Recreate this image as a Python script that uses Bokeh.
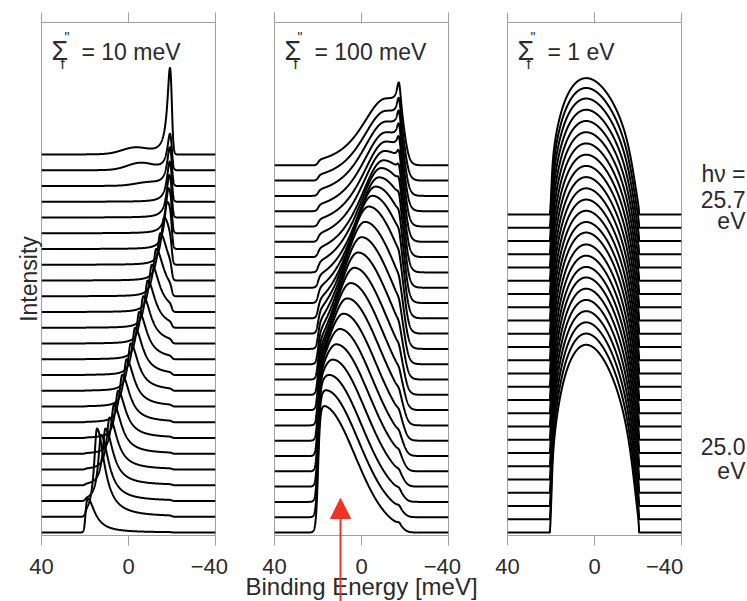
import numpy as np
from bokeh.plotting import figure
from bokeh.models import (Range1d, FixedTicker, Label, Arrow, NormalHead, ColumnDataSource,
                          LinearAxis)
from bokeh.layouts import row, column
from bokeh.embed import file_html
from bokeh.resources import INLINE

# ---------------- values ----------------
x_ticks = [40, 0, -40]
x_tick_labels = ["40", "0", "\u221240\u2007"]
panel_values = ["= 10 meV", "= 100 meV", "= 1 eV"]
hv_top_text = ["h\u03bd =", "25.7", "eV"]
hv_bottom_text = ["25.0", "eV"]
x_label = "Binding Energy [meV]"
y_label = "Intensity"
band_bottom_edge = 20.0     # meV (left cut-off)
band_top_edge = -20.0       # meV (right cut-off)

# panel 1, Sigma''_f = 10 meV  (first entry = lowest curve, 25.0 eV)
p1_peak_pos = [19.0, 14.5, 12.6, 10.6, 8.7, 6.7, 4.8, 2.9, 0.9, -1.0, -3.0, -4.9, -6.8,
               -8.8, -10.7, -12.7, -14.6, -16.4, -17.8, -18.5, -18.9, -19.1, -19.2, -19.3, -19.3]
p1_peak_height = [2.2, 5.6, 4.2, 3.6, 3.3, 3.1, 3.0, 3.0, 3.0, 3.0, 3.0, 3.0, 3.0,
                  3.0, 3.0, 3.0, 3.0, 3.0, 3.0, 2.9, 2.8, 2.7, 2.6, 2.5, 6.0]
p1_bump_pos = [0, 0, 0, 0, 0, 0, 0, 0, 0, 0, 0, 0, 0, 0, 0, 0, 0, 0, 0, 0, 0, 0, -9.0, -5.5, -3.0]
p1_bump_height = [0, 0, 0, 0, 0, 0, 0, 0, 0, 0, 0, 0, 0, 0, 0, 0, 0, 0, 0, 0, 0, 0, 0.2, 0.45, 0.4]

# panel 2, Sigma''_f = 100 meV
p2_hump_pos = [18.0, 16.5, 15.0, 13.3, 11.6, 10.0, 8.3, 6.6, 5.0, 3.3, 1.6, 0.0, -1.6,
               -3.3, -5.0, -6.5, -8.0, -9.0, -10.0, -10.5, -11.0, -11.0, -11.0, -11.0, -11.0]
p2_hump_height = [8.3, 8.3, 8.3, 8.3, 8.3, 8.3, 8.3, 8.3, 8.3, 8.3, 8.3, 8.3, 8.3,
                  8.3, 8.0, 7.6, 7.2, 6.8, 6.3, 5.9, 5.5, 5.1, 4.8, 4.5, 4.3]
p2_edge_height = [0.2, 0.2, 0.2, 0.2, 0.25, 0.25, 0.3, 0.3, 0.3, 0.35, 0.35, 0.4, 0.4,
                  0.5, 0.6, 0.7, 0.8, 0.9, 1.0, 1.2, 1.4, 1.6, 1.7, 1.8, 2.0]

# panel 3, Sigma''_f = 1 eV
p3_dome_height = [13.9, 13.75, 13.6, 13.45, 13.3, 13.15, 13.0, 12.8, 12.65, 12.5, 12.4, 12.2, 12.05,
                  11.9, 11.75, 11.6, 11.45, 11.3, 11.15, 11.0, 10.85, 10.7, 10.55, 10.35, 10.1]

# ---------------- line shapes ----------------
E = np.linspace(-40, 40, 1601)


def window(x, wl, wr):
    return 1.0 / (1.0 + np.exp((x - band_bottom_edge) / wl)) / (1.0 + np.exp(-(x - band_top_edge) / wr))


def asym_lorentz(x, c, g_left, g_right):
    g = np.where(x > c, g_left, g_right)
    return 1.0 / (1.0 + ((x - c) / g) ** 2)


def hump(x, c, g_left, s_right):
    left = (1.0 + (x - c) ** 2 / (2.0 * g_left ** 2)) ** -2
    right = np.exp(-0.5 * ((x - c) / s_right) ** 2)
    return np.where(x > c, left, right)


def dome(x):
    u = x / 20.5
    return np.sqrt(np.clip(1 - u ** 2, 0, None)) * (1 + 0.2 * u)


def panel1_curves():
    xs, ys = [], []
    w = window(E, 0.35, 0.35)
    for i, (c, h, bc, bh) in enumerate(zip(p1_peak_pos, p1_peak_height, p1_bump_pos, p1_bump_height)):
        y = w * (h * asym_lorentz(E, c, 1.6, 4.2) + bh * np.exp(-0.5 * ((E - bc) / 6.0) ** 2))
        xs.append(E)
        ys.append(y + i)
    return xs, ys


def panel2_curves():
    xs, ys = [], []
    w = window(E, 0.5, 1.2)
    for i, (c, h, s) in enumerate(zip(p2_hump_pos, p2_hump_height, p2_edge_height)):
        y = w * (h * hump(E, c, 14.0, 15.0) + s * asym_lorentz(E, -17.3, 1.2, 1.2))
        xs.append(E)
        ys.append(y + i)
    return xs, ys


def panel3_curves():
    xs, ys = [], []
    w = window(E, 0.3, 1.8)
    for i, h in enumerate(p3_dome_height):
        y = w * h * dome(E)
        xs.append(E)
        ys.append(y + i)
    return xs, ys


# ---------------- layout ----------------
FRAME_W = 174
FRAME_TOP, FRAME_BOTTOM, BASE0, H = 22, 535, 532, 601
TEXT = "#2a2a2a"
GRAY = "#a0a0a0"
FONT = "Liberation Sans"
spacing = [15.75, 15.3, 13.25]
fig_specs = [(240, 41, 25), (238, 34, 30), (217, 29, 14)]
curve_funcs = [panel1_curves, panel2_curves, panel3_curves]


def style_tick_axis(ax):
    ax.ticker = FixedTicker(ticks=x_ticks)
    ax.major_label_overrides = dict(zip(x_ticks, x_tick_labels))
    ax.major_tick_line_color = GRAY
    ax.major_tick_out = 10
    ax.major_tick_in = 0
    ax.minor_tick_line_color = None
    ax.axis_line_color = None
    ax.major_label_text_font = FONT
    ax.major_label_text_font_size = "22px"
    ax.major_label_text_color = TEXT
    ax.major_label_standoff = 8


figs = []
for k in range(3):
    width, bl, br = fig_specs[k]
    s = spacing[k]
    p = figure(width=width, height=H,
               x_range=Range1d(40, -40),
               y_range=Range1d(-(FRAME_BOTTOM - BASE0) / s, (BASE0 - FRAME_TOP) / s),
               min_border_left=bl, min_border_right=br, min_border_top=FRAME_TOP,
               min_border_bottom=H - FRAME_BOTTOM,
               y_axis_location="left" if k == 0 else None,
               x_axis_location="below",
               output_backend="svg", toolbar_location=None)
    p.grid.visible = False
    p.background_fill_color = "white"
    p.border_fill_color = "white"
    p.outline_line_color = GRAY
    p.outline_line_width = 1

    style_tick_axis(p.xaxis[0])
    top = LinearAxis()
    style_tick_axis(top)
    top.major_label_text_color = None
    top.major_label_text_font_size = "0px"
    top.major_label_standoff = 0
    p.add_layout(top, "above")

    if k == 0:
        ya = p.yaxis[0]
        ya.ticker = FixedTicker(ticks=[])
        ya.major_tick_line_color = None
        ya.minor_tick_line_color = None
        ya.major_label_text_color = None
        ya.major_label_text_font_size = "0px"
        ya.major_label_standoff = 0
        ya.major_tick_out = 0
        ya.axis_line_color = None
        ya.axis_label = y_label
        ya.axis_label_text_font = FONT
        ya.axis_label_text_font_size = "23px"
        ya.axis_label_text_font_style = "normal"
        ya.axis_label_text_color = TEXT
        ya.axis_label_standoff = 0

    xs, ys = curve_funcs[k]()
    src = ColumnDataSource(dict(xs=xs, ys=ys))
    p.multi_line("xs", "ys", source=src, line_color="black", line_width=2.0)

    def px2x(px):
        return 40 - (px - bl) * 80.0 / FRAME_W

    def py2y(py):
        return (BASE0 - py) / s

    # Sigma''_f label
    p.add_layout(Label(x=px2x(bl + 10), y=py2y(50), text="\u03a3", text_font=FONT,
                       text_font_size="27px", text_color=TEXT, text_baseline="alphabetic"))
    p.add_layout(Label(x=px2x(bl + 23), y=py2y(36), text='"', text_font=FONT,
                       text_font_size="14px", text_color=TEXT, text_baseline="alphabetic"))
    p.add_layout(Label(x=px2x(bl + 19), y=py2y(63), text="f", text_font=FONT,
                       text_font_size="15px", text_color=TEXT, text_baseline="alphabetic"))
    p.add_layout(Label(x=px2x(bl + 40), y=py2y(51), text=panel_values[k], text_font=FONT,
                       text_font_size="23px", text_color=TEXT, text_baseline="alphabetic"))
    figs.append(p)

# right-hand photon-energy labels
side_left = sum(w for w, _, _ in fig_specs)
side_w = 747 - side_left
side = figure(width=side_w, height=H, x_range=Range1d(0, side_w), y_range=Range1d(H, 0),
              min_border=0, x_axis_location=None, y_axis_location=None,
              output_backend="svg", toolbar_location=None)
side.grid.visible = False
side.outline_line_color = None
for txt, py in zip(hv_top_text + hv_bottom_text, [177, 207, 233, 497, 525]):
    side.add_layout(Label(x=745 - side_left, y=py, text=txt, text_font=FONT,
                          text_font_size="23px", text_color=TEXT, text_align="right",
                          text_baseline="alphabetic"))
figs.append(side)

# transparent overlay under the middle panel: axis title and the red arrow
ov_left, ov_w, ov_top = 240, 238, 498
ov_h = H - ov_top
overlay = figure(width=ov_w, height=ov_h, x_range=Range1d(ov_left, ov_left + ov_w),
                 y_range=Range1d(H, ov_top), min_border=0, x_axis_location=None,
                 y_axis_location=None, output_backend="svg", toolbar_location=None,
                 margin=(-ov_h, 0, 0, ov_left))
overlay.grid.visible = False
overlay.outline_line_color = None
overlay.background_fill_color = None
overlay.border_fill_color = None
overlay.add_layout(Label(x=361, y=586, text=x_label, text_font=FONT, text_font_size="24px",
                         text_color=TEXT, text_align="center", text_baseline="alphabetic"))
red = "#ee3524"
overlay.add_layout(Arrow(end=NormalHead(size=20, fill_color=red, line_color=red),
                         x_start=340, y_start=H + 2, x_end=340, y_end=498,
                         line_color=red, line_width=2))

layout = column(row(*figs), overlay)
open("out.html", "w").write(file_html(layout, INLINE))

++++++++++++++++++++

• _Direction_:
Begin at the top of the material above and output each line exactly, stopping after the line that holds "from bokeh.resources import INLINE". Leave out pictures.

• _Solution to this problem_:
Recreate this image as a Python script that uses Bokeh.
import numpy as np
from bokeh.plotting import figure
from bokeh.models import (Range1d, FixedTicker, Label, Arrow, NormalHead, ColumnDataSource,
                          LinearAxis)
from bokeh.layouts import row, column
from bokeh.embed import file_html
from bokeh.resources import INLINE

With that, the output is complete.